→ WHAT IS BEING ASKED: Determine which lines contain the word "that", then copy those lines.

***** SOURCE EXCERPT *****

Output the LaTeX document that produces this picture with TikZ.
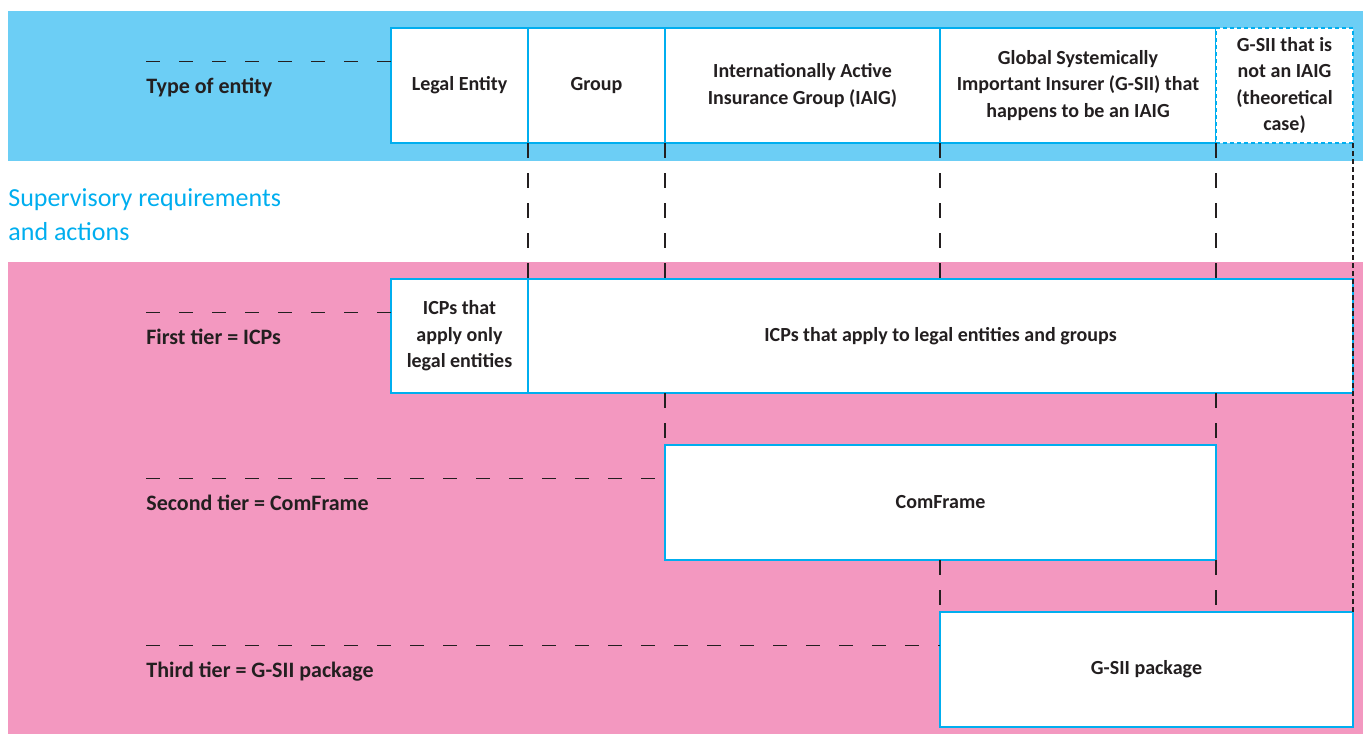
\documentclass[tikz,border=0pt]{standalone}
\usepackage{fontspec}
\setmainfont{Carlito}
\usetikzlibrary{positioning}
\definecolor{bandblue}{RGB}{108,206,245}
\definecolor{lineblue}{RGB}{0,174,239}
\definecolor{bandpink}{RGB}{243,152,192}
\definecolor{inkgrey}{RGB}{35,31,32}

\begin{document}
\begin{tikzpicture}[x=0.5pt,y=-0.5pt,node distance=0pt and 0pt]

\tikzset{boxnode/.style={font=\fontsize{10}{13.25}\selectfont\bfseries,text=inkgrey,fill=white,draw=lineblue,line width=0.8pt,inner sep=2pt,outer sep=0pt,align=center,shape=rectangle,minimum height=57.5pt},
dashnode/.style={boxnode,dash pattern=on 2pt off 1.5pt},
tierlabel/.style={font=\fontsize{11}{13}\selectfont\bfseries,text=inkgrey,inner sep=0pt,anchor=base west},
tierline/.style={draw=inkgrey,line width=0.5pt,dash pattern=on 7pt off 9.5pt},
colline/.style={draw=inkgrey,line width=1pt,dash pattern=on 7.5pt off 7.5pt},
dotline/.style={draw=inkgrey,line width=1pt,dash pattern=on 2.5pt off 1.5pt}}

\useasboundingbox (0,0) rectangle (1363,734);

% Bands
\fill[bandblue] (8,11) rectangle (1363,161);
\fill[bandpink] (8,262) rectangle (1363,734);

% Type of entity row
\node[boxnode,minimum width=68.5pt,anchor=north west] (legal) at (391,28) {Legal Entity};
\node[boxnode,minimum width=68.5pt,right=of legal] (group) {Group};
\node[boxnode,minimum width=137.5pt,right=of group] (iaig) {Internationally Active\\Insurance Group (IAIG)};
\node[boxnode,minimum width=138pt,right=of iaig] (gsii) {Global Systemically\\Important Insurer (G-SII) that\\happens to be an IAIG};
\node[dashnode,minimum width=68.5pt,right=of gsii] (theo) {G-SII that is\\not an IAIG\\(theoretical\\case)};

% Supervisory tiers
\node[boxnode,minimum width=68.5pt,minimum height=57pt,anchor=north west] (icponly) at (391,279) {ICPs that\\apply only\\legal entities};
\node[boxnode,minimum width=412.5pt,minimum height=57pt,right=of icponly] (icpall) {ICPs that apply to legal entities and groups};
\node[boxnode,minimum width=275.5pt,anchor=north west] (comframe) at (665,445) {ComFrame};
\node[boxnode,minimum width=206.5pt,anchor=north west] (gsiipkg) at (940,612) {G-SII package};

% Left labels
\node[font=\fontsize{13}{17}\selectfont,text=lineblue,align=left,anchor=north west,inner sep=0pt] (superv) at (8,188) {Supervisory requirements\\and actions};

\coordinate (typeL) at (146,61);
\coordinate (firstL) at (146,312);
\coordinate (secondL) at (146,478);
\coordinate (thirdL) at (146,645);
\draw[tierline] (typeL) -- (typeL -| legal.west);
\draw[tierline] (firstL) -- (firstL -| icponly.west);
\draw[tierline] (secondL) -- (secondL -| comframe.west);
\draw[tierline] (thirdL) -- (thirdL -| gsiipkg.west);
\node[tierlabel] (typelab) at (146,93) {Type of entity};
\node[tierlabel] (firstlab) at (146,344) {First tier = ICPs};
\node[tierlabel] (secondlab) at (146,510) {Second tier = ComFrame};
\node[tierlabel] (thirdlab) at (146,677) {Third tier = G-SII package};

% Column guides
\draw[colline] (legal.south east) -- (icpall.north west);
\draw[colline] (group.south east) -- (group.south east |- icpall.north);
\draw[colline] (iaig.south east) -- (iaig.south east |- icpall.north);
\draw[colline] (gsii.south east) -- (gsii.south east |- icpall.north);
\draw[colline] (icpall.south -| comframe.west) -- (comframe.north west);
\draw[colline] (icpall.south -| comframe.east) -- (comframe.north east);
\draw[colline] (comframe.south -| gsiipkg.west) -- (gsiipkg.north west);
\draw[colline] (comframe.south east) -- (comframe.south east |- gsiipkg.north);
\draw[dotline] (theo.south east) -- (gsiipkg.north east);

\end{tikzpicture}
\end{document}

*****

→ EXERCISE OUTPUT:
Output the LaTeX document that produces this picture with TikZ.
\node[boxnode,minimum width=138pt,right=of iaig] (gsii) {Global Systemically\\Important Insurer (G-SII) that\\happens to be an IAIG};
\node[dashnode,minimum width=68.5pt,right=of gsii] (theo) {G-SII that is\\not an IAIG\\(theoretical\\case)};
\node[boxnode,minimum width=68.5pt,minimum height=57pt,anchor=north west] (icponly) at (391,279) {ICPs that\\apply only\\legal entities};
\node[boxnode,minimum width=412.5pt,minimum height=57pt,right=of icponly] (icpall) {ICPs that apply to legal entities and groups};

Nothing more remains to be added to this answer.